Klasik ağrı kesici ve antiromatizmal ilaçların etkileri sınırlıdır. Tedaviye mutlaka hekim muayenesinden sonra karar verilmelidir. Uyku düzenleyiciler ve antidepresanlar yarar sağlayabilir. Dirençli olgularda ilaç tedavisi yeterli gelmez, fizik tedavi, egzersiz ve terapi önerilir. Hastalara; kendilerine ve sağlıklarına daha fazla zaman ayırmaları, yoğun çalışma sırasında sık sık ara vermeleri, düzenli egzersiz yapmaları ve uyku düzenlerine özen göstermeleri önerilir.

Fibromiyalji hastalarına öneriler

* Her gün gevşemek için zaman ayırın.
* Aynı saatte yatıp, aynı saatte kalkın.
* Düzenli uyku ile fiziksel ve psikolojik olarak rahatlayın.
* Gündüz uyumaktan kaçının.
* Dengeli beslenin.
* Aşırı şekerli gıda almayın.
* Kafein alımını azaltın.
* Alkol ve sigara kullanmayın.
* Düzenli egzersiz yapın.
* Egzersiz sırasında derin nefes alın.
* Meditasyon ile stresten arının.
* Egzersize yavaş başlayın, tempoyu yavaş artırın.
* Asansör yerine merdiven kullanın.
* Arabanızı, park yerinde uzağa park ederek yürüyün.
* Yüzme, yürüme ve bisiklet gibi aerobik egzersizler yapın.

Pilates yapın
* Germe egzersizleri ve pilates yapın.
* Masaj ile kaslarınızı gevşetin.
* Ağrınızı kontrol etmeyi öğrenin.
* Çevrenizde varsa, destek gruplarına katılın.
* İlaçlarınızı doktor kontrolünde kullanın.
* Stresli yaşam stilinizi değiştirin.
* Aktif kalın ve hiçbir zaman vazgeçmeyin.
* Hep ileriye bakın; hastalığın sebebi değil, çözümleri üzerinde durun.

İlaç kadar etkili egzersizler

Yürüme: Aktiviteleri uzun süredir kısıtlanmış kişilerde yürümeye 5 dakika ile başlanır. Bu süre her gün 1- 2 dakika kadar arttırılır ve 60 dakikaya kadar uzatılır.

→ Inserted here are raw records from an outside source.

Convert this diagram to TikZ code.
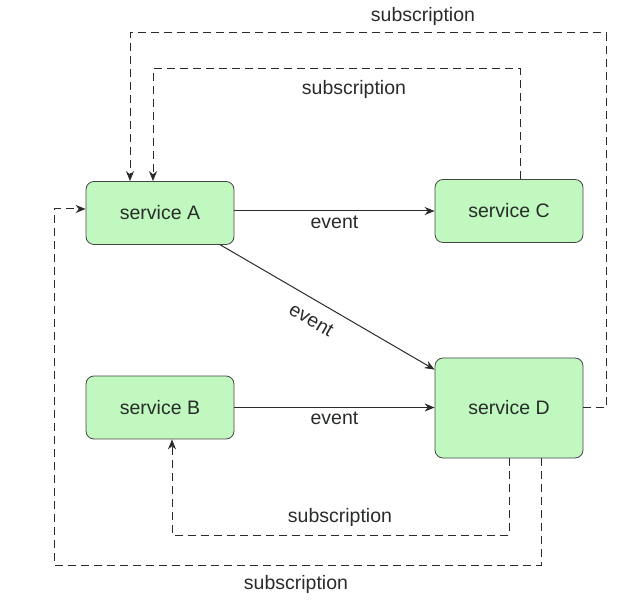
\documentclass[tikz,border=0pt]{standalone}
\usepackage{fontspec}
\setmainfont{Liberation Sans}
\usetikzlibrary{arrows.meta}
\definecolor{boxfill}{RGB}{192,248,192}
\definecolor{boxline}{RGB}{70,70,70}
\definecolor{ink}{RGB}{40,44,40}

\begin{document}
\begin{tikzpicture}[x=1pt,y=-1pt,
    font=\fontsize{19.5}{23}\selectfont,text=ink,
    svc/.style={draw=boxline,fill=boxfill,rounded corners=8pt,minimum width=148pt,minimum height=63pt,line width=0.8pt},
    evt/.style={draw=ink,line width=1pt,-{Stealth[length=10pt,width=8pt]}},
    sub/.style={evt,dash pattern=on 8pt off 5pt}]
            \useasboundingbox (0,0) rectangle (640,609);
            \node[svc] (A) at (160,213) {service A};
            \node[svc] (C) at (509,211) {service C};
            \node[svc] (B) at (160,407.5) {service B};
            \node[svc,minimum height=100pt] (D) at (509,408) {service D};
            \coordinate (o1) at (606,33);
            \coordinate (o2) at (153,69);
            \coordinate (o3) at (172,535);
            \coordinate (o4) at (54,565);
            \draw[evt] (A.east |- C.west) -- (C.west) node[midway,below=1pt] {event};
            \draw[evt] ([xshift=-14pt]A.south east) -- ([yshift=-12pt]D.north west) node[pos=0.47,sloped,below=9pt] {event};
            \draw[evt] (B.east) -- (B.east -| D.west) node[midway,below=1pt] {event};
            \draw[sub] (D.east) -| (o1) -| ([xshift=-30pt]A.north);
            \node at (423,16) {subscription};
            \draw[sub] ([xshift=11pt]C.north) |- (o2) -- ([xshift=-7pt]A.north);
            \node at (354,89) {subscription};
            \draw[sub] (D.south) |- (o3) -- ([xshift=12pt]B.south);
            \node at (340,517) {subscription};
            \draw[sub] ([xshift=32pt]D.south) |- (o4) |- ([yshift=4pt]A.west);
            \node at (296,584) {subscription};
        \end{tikzpicture}
\end{document}
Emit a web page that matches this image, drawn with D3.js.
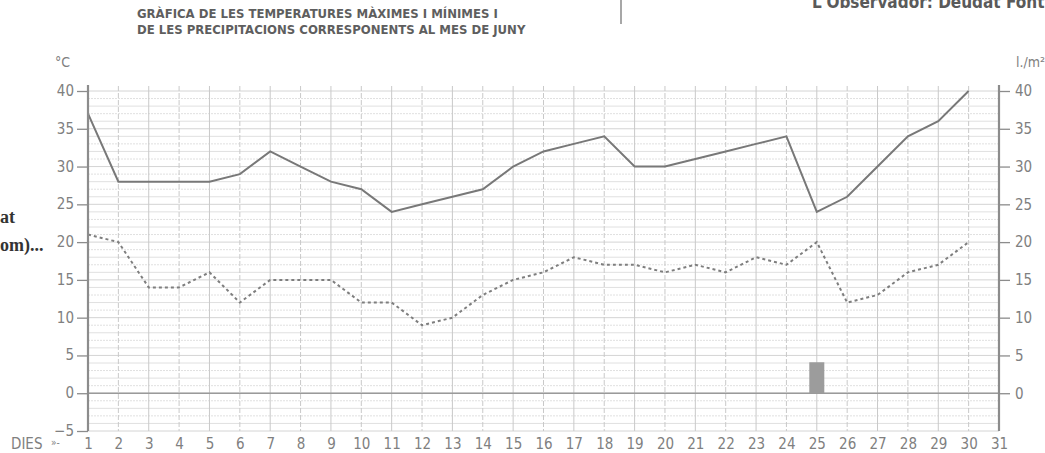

Bu hedefe ulaştıktan sonra haftada 3-4 kez 45 dakika- 1 saat yürüyüş yapılır. Eğer bu süre fazla geliyor ise kısaltılır, ancak kesinlikle tümden bırakılmamalıdır.

Bisiklet: Statik egzersiz bisikletleri kapalı alanda aerobik egzersiz yapma avantajı sağlar. Yine kısa süreler ile başlanır, süre yavaş yavaş 1 saate kadar uzatılabilir. Diz ağrısı olanlarda tercih edilmez.

Yüzme: Eklemlerin yük taşımaması nedeniyle ideal bir egzersizdir. Yarım saat su içi hareket veya yüzme genellikle yeterlidir.

Yoga: Solunum ve gevşeme üzerine odaklanır. Adalelerde ve eklemlerde esnekliği artırır, anksiyeteyi azaltır, kan akımını arttırır ve ağrıyı azaltır.